BENTON COUNTY, Ark. (KNWA/KFTA) — COVID-19 creates special challenges for everyone, but for teens aging out of foster care, it means extra complications.
It’s a grave concern particularly during the time of a pandemic because where do those kids go if they are aging out? How do they shelter in? Where do they shelter in? How do they get their meals?SHAREN FORD, FOCUS ON THE FAMILY FOSTER CARE AND ADOPTIONS DIRECTOR
When it comes to foster care, aging out under normal circumstances is already tough, but COVID-19 can make it even tougher.
Focus on the Family Foster Care and Adoptions Director Sharen Ford said she’s recently been talking to people at both federal and local levels about the difficulties young people aging out of the foster care system are now facing.
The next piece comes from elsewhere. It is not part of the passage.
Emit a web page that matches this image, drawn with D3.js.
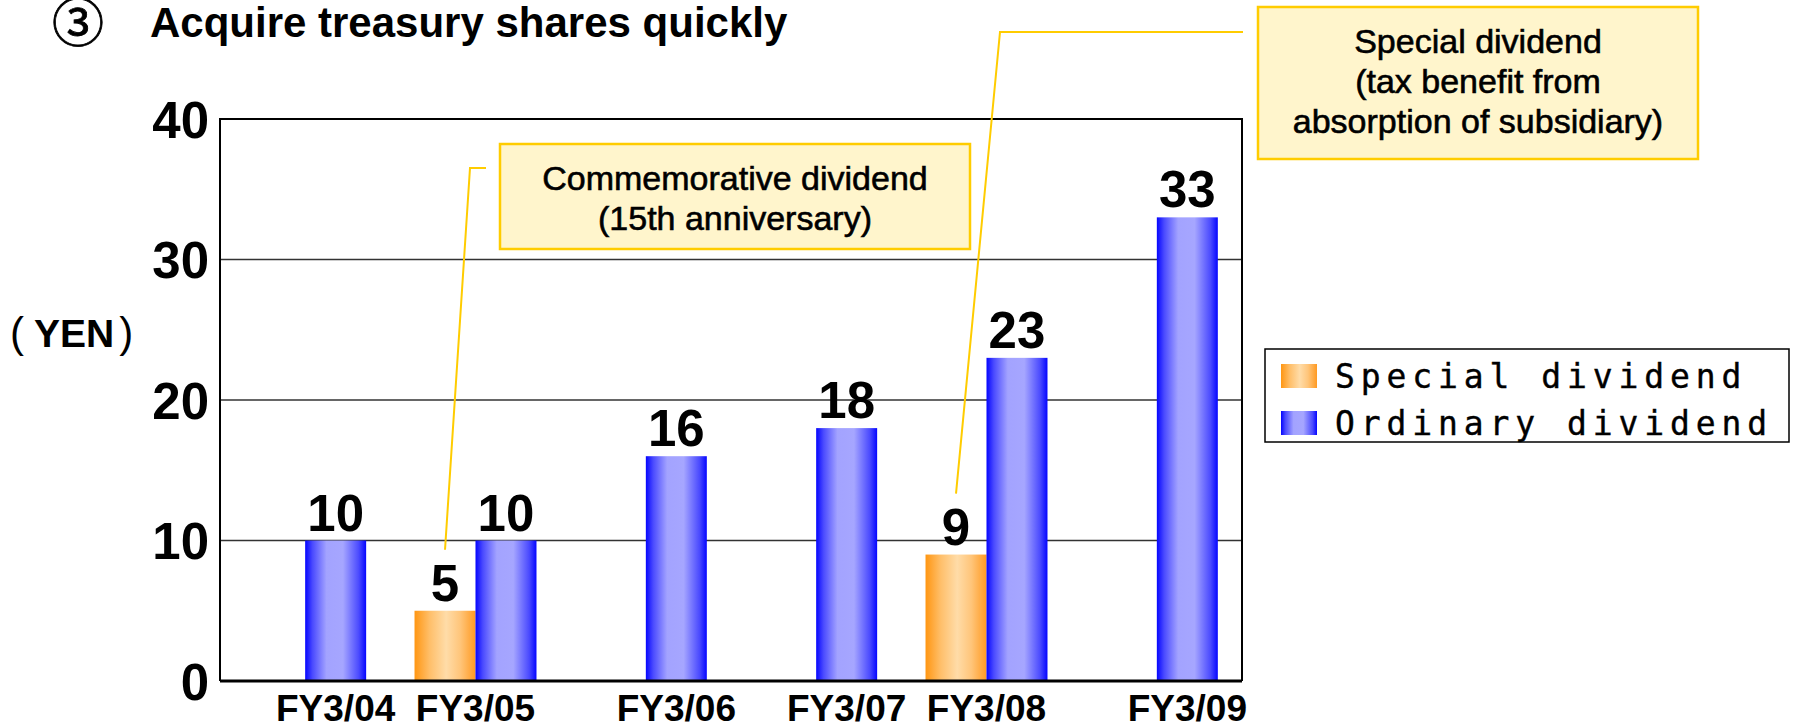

“When you think of businesses where young people typically get a job — McDonald’s, other kinds of restaurants — those jobs aren’t there for them right now,” Ford said. “It’s really important that the government takes an inward look and says, ‘okay these kids really can’t age out at this point in time.’“
Ford said the struggles of finding an income to provide for themselves during this time could cause an influx of homelessness among this population.
God forbid that they would get sick, where would they be?SHAREN FORD, FOCUS ON THE FAMILY FOSTER CARE AND ADOPTIONS DIRECTOR
According to the National Center for Housing & Child Welfare, one in four will be forced to endure homelessness within four years of leaving foster care — but Arkansas Department of Human Services Transitioning Youth Service Specialist Crystal Jones said there’s a lot of resources out there to try and help combat this.
“Of course we try to have those conversations early on about just establishing those life long connections,” Jones said.
There are many things that youth growing up in traditional family settings have access to, those kids in foster care do not, like — housing, car insurance, or even a good support system.
“Our doors and telephones are always open for them in case they ever hit a bump in the road,” Jones said.
That’s why in a time like this, it’s even more important to make sure their needs are met.
If they do ever experience being at risk for being homeless or [are] actually in a position where they are homeless, we do get those calls and we do try to assist them the best way we can.CRYSTAL JONES, DEPARTMENT OF HUMAN SERVICES TRANSITIONING YOUTH SERVICE SPECIALIST
“Everyone is not called to be a foster parent or an adoptive parent, but we are all called to do something,” Ford said.